Save Our Homes and Portability

"Save Our Homes" (Qualified Homestead Properties Only)

An amendment to the Florida Constitution (voted on and passed in November 1992, by approximately 54% of the voters in the State of Florida) was implemented in 1994 limiting the increases of the assessed value of a Qualifying Homestead Property to 3%, or the consumer price index (CPI), whichever is less, from one year to the next. This cap only applies to real property qualifying and receiving a homestead exemption. This cap does not apply to new construction or previously non-assessed improvements made to the property the first year that it is added to the tax roll.

The cap goes into effect the year following the granting of the homestead exemption. When a homesteaded property is sold or conveyed to a new owner, the assessed value then becomes the full market value. If the new owner applies and receives a homestead exemption then the process starts all over.

FAQ on Save Our Homes

Portability of Save Our Homes Exempt Value or Transfer of Homestead Assessment Difference

Over time, in a normal upward market, the Market Value will outpace the capped Assessed Value creating a difference in the values. The difference in the values is the Save Our Homes (SOH) exempt value. It is value you have in your property that you are not paying taxes on. The purpose of SOH is to prevent long-time residents from being forced from their homes due to high property taxes. One unforeseen consequence of SOH is that many homestead property owners felt trapped in their homes. If they moved, they lost their SOH protection and faced huge increases in property taxes on their new property. Portability, which became effective with Amendment One in 2008, allows property owners to transfer all or a significant portion of their property tax savings to a new property within three years.

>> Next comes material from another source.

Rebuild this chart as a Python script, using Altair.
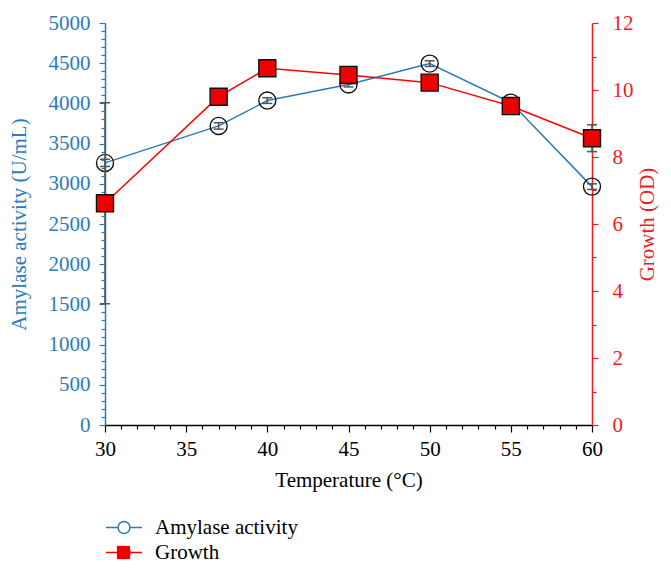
import altair as alt
import pandas as pd

# ---- data ----
temps = [30, 37, 40, 45, 50, 55, 60]
amylase = [3260, 3720, 4035, 4235, 4495, 4010, 2965]
amylase_err = [45, 40, 35, 30, 35, 25, 35]
growth = [6.62, 9.80, 10.65, 10.45, 10.22, 9.52, 8.56]
growth_err = [3.0, 0.1, 0.1, 0.1, 0.1, 0.1, 0.40]
series_names = ["Amylase activity", "Growth"]
marker_keys = ["circle marker", "square marker"]

x_ticks = list(range(30, 61))
amy_ticks = list(range(0, 5001, 100))
growth_ticks = [i * 0.5 for i in range(0, 25)]

BLUE = "#2b7bb9"
RED = "#ee1c1c"
LINE_RED = "#ff0000"
FILL_RED = "#ee0000"
GREY = "#555555"
FONT = "Liberation Serif"

amy_df = pd.DataFrame({
    "temp": temps,
    "value": amylase,
    "lo": [v - e for v, e in zip(amylase, amylase_err)],
    "hi": [v + e for v, e in zip(amylase, amylase_err)],
    "series": series_names[0],
    "series_pt": marker_keys[0],
})
gr_df = pd.DataFrame({
    "temp": temps,
    "value": growth,
    "lo": [v - e for v, e in zip(growth, growth_err)],
    "hi": [v + e for v, e in zip(growth, growth_err)],
    "series": series_names[1],
    "series_pt": marker_keys[1],
})

x_scale = alt.Scale(domain=[30, 60], nice=False, zero=False)
x_axis = alt.Axis(
    title="Temperature (°C)",
    values=x_ticks,
    labelExpr="datum.value % 5 === 0 ? datum.label : ''",
    labelOverlap=False, labelFlush=False,
    tickSize={"condition": {"test": "datum.value % 5 === 0", "value": 7}, "value": 4},
    tickColor="black", domainColor="black", labelColor="black", titleColor="black",
    labelPadding=6, titlePadding=10, grid=False, zindex=0,
)
X = alt.X("temp:Q", scale=x_scale, axis=x_axis)

amy_scale = alt.Scale(domain=[0, 5000], nice=False, zero=False)
amy_axis = alt.Axis(
    title="Amylase activity (U/mL)", orient="left",
    values=amy_ticks,
    labelExpr="datum.value % 500 === 0 ? datum.label : ''",
    labelOverlap=False, labelFlush=False, format="d",
    tickSize={"condition": {"test": "datum.value % 500 === 0", "value": 6}, "value": 4},
    tickColor=BLUE, domainColor=BLUE, labelColor=BLUE, titleColor=BLUE,
    labelPadding=9, titlePadding=19, grid=False, zindex=0,
)
gr_scale = alt.Scale(domain=[0, 12], nice=False, zero=False)
gr_axis = alt.Axis(
    title="Growth (OD)", orient="right",
    values=growth_ticks,
    labelExpr="datum.value % 2 === 0 ? datum.label : ''",
    labelOverlap=False, labelFlush=False, format="d",
    tickSize={"condition": {"test": "datum.value % 2 === 0", "value": 6}, "value": 4},
    tickColor=RED, domainColor=RED, labelColor=RED, titleColor=RED,
    labelPadding=14, titlePadding=24, titleAngle=270, grid=False, zindex=0,
)

stroke_scale = alt.Scale(domain=series_names, range=[BLUE, LINE_RED])
fill_scale = alt.Scale(domain=marker_keys, range=["rgba(255,255,255,0)", FILL_RED])
shape_scale = alt.Scale(domain=marker_keys, range=["circle", "square"])

# line symbol with an open ring in the middle (the ring is hidden under the square for Growth)
stroke_legend = alt.Legend(
    title=None, orient="none", legendX=0, legendY=492,
    symbolType=(
        "M-1,0H-0.33M0.33,0H1"
        "M0.33,0A0.33,0.33 0 1,1 -0.33,0A0.33,0.33 0 1,1 0.33,0"
    ),
    symbolSize=1300, symbolStrokeWidth=1.5,
    symbolFillColor="transparent",
    clipHeight=25, rowPadding=0, padding=0, labelOffset=12,
    labelFont=FONT, labelFontSize=21, labelColor="black",
)
pt_legend = alt.Legend(
    title=None, orient="none", legendX=11, legendY=492,
    symbolSize=175, symbolStrokeColor="#111111", symbolStrokeWidth=1.3,
    symbolOpacity=1,
    clipHeight=25, rowPadding=0, padding=0,
    labelExpr="''", labelFontSize=1,
)


def series_layers(df, yscale, yaxis):
    base = alt.Chart(df)
    line = base.mark_line(strokeWidth=1.5).encode(
        x=X, y=alt.Y("value:Q", scale=yscale, axis=yaxis),
        stroke=alt.Stroke("series:N", scale=stroke_scale, legend=stroke_legend),
    )
    stem = base.mark_rule(color=GREY, strokeWidth=1.6).encode(
        x=X, y=alt.Y("lo:Q", scale=yscale, axis=yaxis), y2="hi:Q"
    )
    cap_lo = base.mark_tick(orient="horizontal", size=10, thickness=1.5, color=GREY, opacity=1).encode(
        x=X, y=alt.Y("lo:Q", scale=yscale, axis=yaxis)
    )
    cap_hi = base.mark_tick(orient="horizontal", size=10, thickness=1.5, color=GREY, opacity=1).encode(
        x=X, y=alt.Y("hi:Q", scale=yscale, axis=yaxis)
    )
    pts = base.mark_point(filled=True, size=290, stroke="#111111", strokeWidth=1.4, opacity=1).encode(
        x=X, y=alt.Y("value:Q", scale=yscale, axis=yaxis),
        fill=alt.Fill("series_pt:N", scale=fill_scale, legend=pt_legend),
        shape=alt.Shape("series_pt:N", scale=shape_scale, legend=pt_legend),
    )
    return alt.layer(line, stem, cap_lo, cap_hi, pts)


amy_layer = series_layers(amy_df, amy_scale, amy_axis)
gr_layer = series_layers(gr_df, gr_scale, gr_axis)

chart = (
    alt.layer(amy_layer, gr_layer)
    .resolve_scale(y="independent")
    .properties(
        width=487, height=402,
        autosize=alt.AutoSizeParams(type="none"),
        padding={"left": 97, "top": 15, "right": 71, "bottom": 143},
    )
    .configure_view(stroke=None)
    .configure_axis(
        labelFont=FONT, titleFont=FONT, labelFontSize=21, titleFontSize=21,
        titleFontWeight="normal", domainWidth=1.5, tickWidth=1.2,
    )
    .configure_legend(labelFont=FONT)
)

chart.save("out.html", embed_options={"renderer": "svg", "actions": False})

Here's how portability works. If the market value of your previously homesteaded property is greater than its assessed value, Amendment One permits you to transfer up to $500,000 of your actual SOH Exempt Value to your new property.

When moving to a less expensive property the assessed value of the new property is the product of the ratio between the current market value of your new property and the previous value of your prior property, times the assessed value of your current property.